AIM OF THE TASK:
In the entries below, find the lines with the word "this" and copy them.

MATERIAL TO PROCESS:

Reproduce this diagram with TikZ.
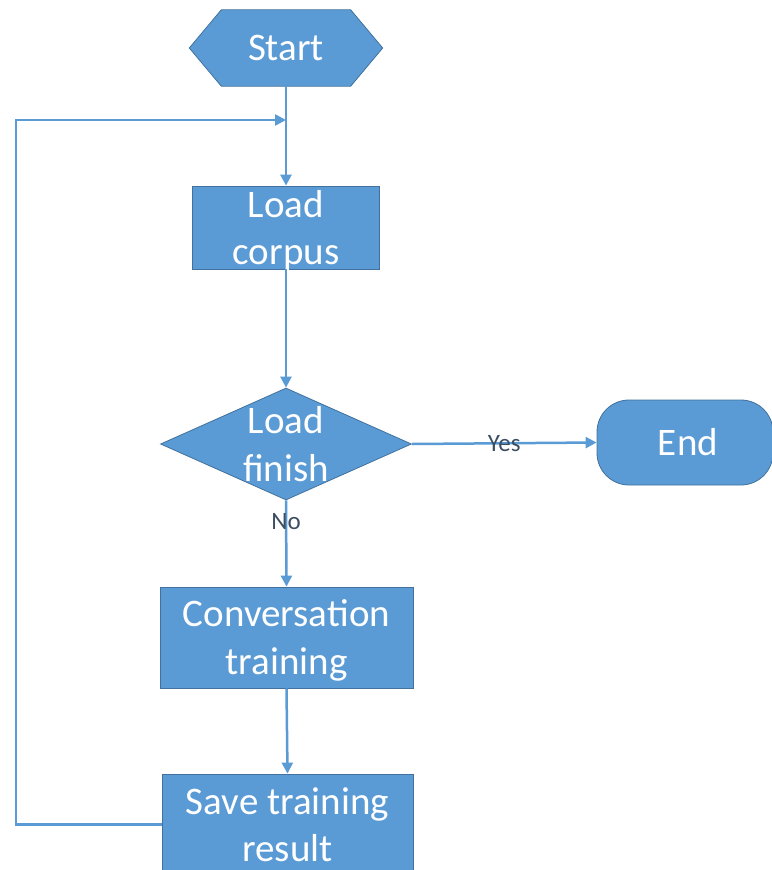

---

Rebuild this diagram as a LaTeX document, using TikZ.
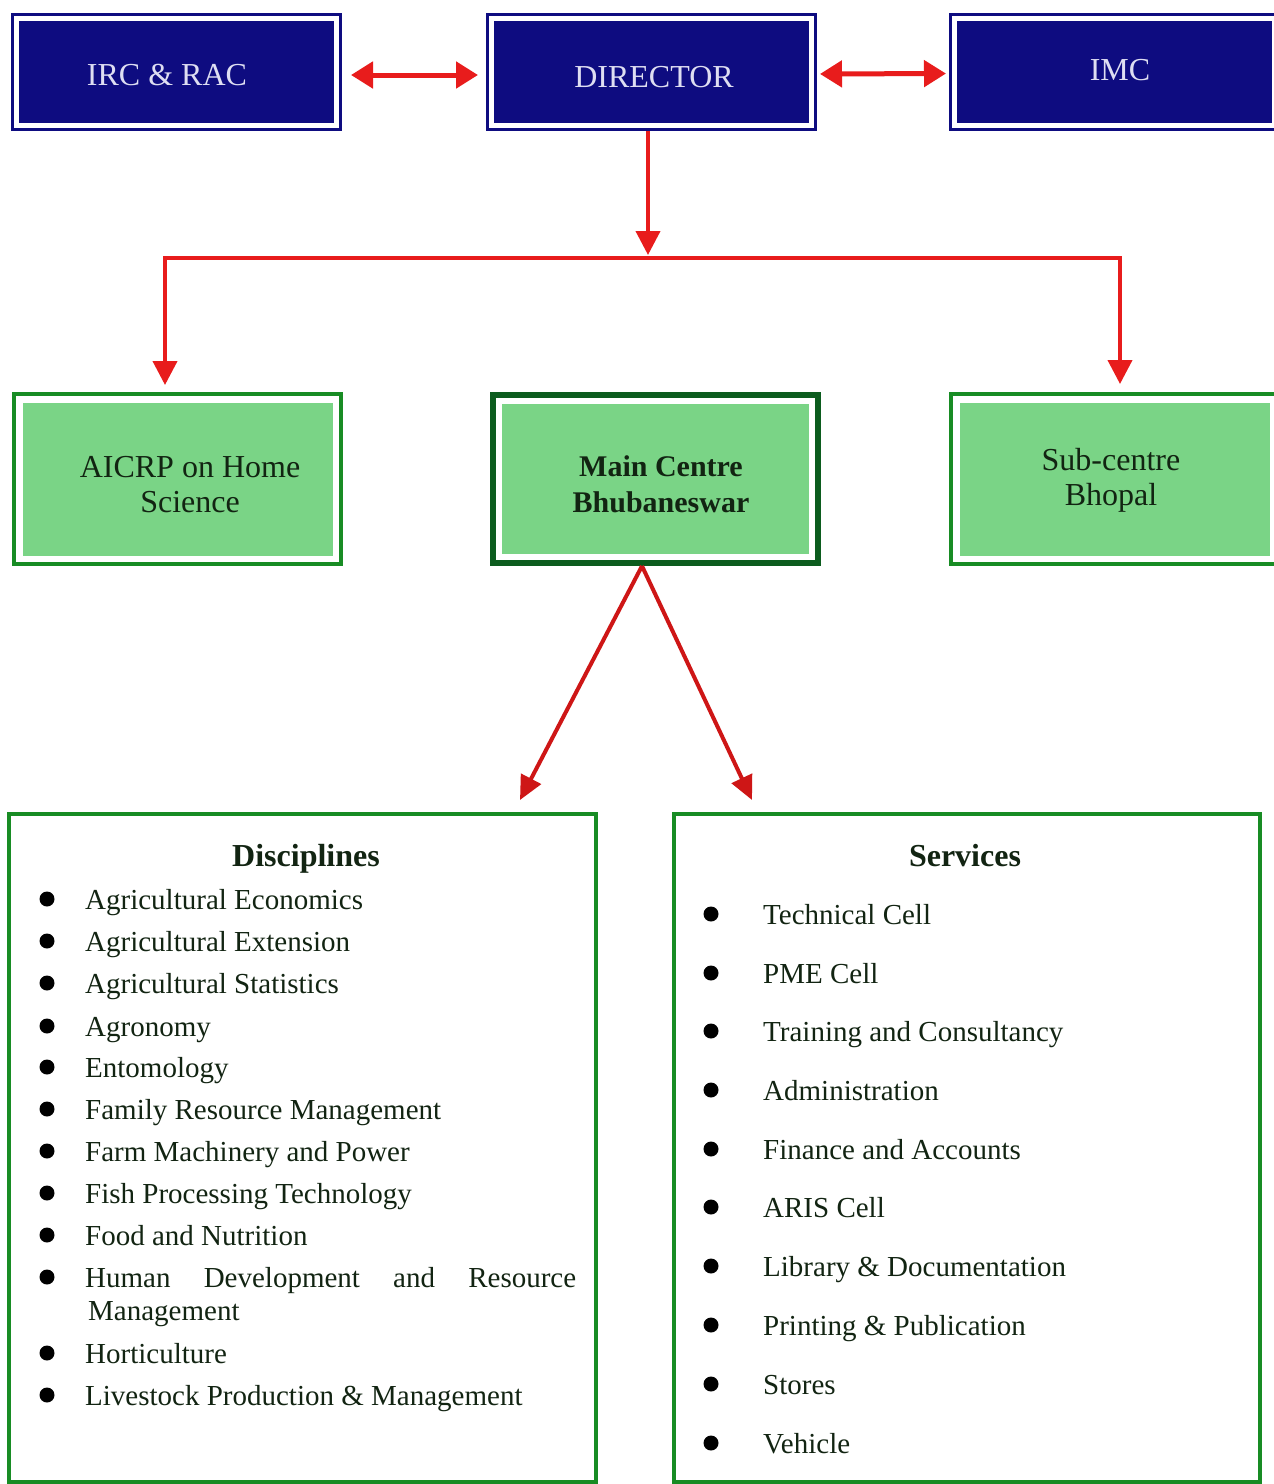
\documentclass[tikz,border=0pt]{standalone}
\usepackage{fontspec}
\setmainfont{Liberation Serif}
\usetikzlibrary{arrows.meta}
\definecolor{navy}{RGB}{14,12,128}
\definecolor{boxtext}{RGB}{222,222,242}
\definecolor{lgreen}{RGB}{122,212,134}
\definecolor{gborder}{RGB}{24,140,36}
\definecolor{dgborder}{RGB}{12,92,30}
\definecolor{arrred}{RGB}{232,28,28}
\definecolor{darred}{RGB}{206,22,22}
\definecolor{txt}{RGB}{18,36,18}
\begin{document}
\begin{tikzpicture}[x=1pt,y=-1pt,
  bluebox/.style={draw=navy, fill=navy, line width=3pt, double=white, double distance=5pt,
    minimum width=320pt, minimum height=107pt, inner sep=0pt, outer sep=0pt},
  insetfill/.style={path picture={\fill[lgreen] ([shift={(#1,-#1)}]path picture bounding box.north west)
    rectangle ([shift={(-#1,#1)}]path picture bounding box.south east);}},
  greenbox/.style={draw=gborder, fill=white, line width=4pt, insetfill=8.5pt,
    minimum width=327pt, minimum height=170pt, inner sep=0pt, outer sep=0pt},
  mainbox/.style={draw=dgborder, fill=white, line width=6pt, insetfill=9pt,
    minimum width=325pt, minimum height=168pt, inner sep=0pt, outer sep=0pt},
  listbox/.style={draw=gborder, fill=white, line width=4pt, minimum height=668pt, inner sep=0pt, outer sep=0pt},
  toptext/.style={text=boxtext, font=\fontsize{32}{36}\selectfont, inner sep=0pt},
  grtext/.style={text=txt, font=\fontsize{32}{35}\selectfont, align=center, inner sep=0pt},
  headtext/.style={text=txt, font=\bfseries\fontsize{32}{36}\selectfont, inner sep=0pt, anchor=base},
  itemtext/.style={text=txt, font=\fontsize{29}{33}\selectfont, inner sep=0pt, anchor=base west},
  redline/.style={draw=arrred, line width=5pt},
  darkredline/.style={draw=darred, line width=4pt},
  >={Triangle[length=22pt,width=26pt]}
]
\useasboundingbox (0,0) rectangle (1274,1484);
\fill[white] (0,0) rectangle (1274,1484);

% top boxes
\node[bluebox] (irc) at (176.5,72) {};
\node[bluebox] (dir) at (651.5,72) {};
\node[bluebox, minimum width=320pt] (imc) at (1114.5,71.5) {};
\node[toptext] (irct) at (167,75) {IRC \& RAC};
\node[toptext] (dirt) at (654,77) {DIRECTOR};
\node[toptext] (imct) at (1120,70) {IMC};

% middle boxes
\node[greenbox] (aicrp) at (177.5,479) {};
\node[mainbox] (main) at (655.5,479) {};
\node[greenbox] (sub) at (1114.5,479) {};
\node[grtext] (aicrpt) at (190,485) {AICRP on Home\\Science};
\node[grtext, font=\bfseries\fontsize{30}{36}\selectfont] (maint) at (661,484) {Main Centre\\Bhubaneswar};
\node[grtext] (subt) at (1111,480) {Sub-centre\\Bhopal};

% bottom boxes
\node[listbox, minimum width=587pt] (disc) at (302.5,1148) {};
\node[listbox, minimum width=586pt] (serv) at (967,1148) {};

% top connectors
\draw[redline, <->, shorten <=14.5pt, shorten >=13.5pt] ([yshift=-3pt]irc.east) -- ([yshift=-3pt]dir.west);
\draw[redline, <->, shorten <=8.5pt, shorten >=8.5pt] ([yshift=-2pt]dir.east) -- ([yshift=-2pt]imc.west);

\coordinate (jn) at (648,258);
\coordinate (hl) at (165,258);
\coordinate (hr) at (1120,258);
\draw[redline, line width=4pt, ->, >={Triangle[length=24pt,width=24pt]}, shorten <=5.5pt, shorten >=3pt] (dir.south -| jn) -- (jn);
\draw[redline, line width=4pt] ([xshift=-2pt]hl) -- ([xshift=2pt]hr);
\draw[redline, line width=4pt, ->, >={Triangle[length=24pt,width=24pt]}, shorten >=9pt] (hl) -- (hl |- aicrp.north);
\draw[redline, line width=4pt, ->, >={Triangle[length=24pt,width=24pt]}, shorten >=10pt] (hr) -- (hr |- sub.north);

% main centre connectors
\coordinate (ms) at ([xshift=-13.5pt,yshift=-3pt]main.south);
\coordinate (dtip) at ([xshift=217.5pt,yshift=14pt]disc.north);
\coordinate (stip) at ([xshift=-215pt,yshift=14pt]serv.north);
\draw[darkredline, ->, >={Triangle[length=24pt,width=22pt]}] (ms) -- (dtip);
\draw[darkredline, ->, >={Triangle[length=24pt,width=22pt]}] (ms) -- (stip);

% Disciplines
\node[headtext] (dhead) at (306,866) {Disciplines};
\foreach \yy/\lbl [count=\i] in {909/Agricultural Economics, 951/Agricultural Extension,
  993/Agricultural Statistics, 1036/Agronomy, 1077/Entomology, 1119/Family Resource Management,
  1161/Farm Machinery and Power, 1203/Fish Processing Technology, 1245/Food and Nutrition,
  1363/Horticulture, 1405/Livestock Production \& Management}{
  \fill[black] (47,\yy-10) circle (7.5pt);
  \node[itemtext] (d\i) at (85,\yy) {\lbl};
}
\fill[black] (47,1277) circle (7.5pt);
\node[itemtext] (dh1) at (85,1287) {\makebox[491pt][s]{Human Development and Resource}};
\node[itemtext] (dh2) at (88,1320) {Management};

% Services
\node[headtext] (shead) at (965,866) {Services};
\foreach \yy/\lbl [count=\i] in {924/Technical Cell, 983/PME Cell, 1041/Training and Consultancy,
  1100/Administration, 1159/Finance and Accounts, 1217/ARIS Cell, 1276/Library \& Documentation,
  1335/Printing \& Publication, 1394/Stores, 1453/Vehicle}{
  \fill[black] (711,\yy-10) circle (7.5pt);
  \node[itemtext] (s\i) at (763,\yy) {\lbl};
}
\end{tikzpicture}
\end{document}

THE RESPONSE:
Reproduce this diagram with TikZ.
Rebuild this diagram as a LaTeX document, using TikZ.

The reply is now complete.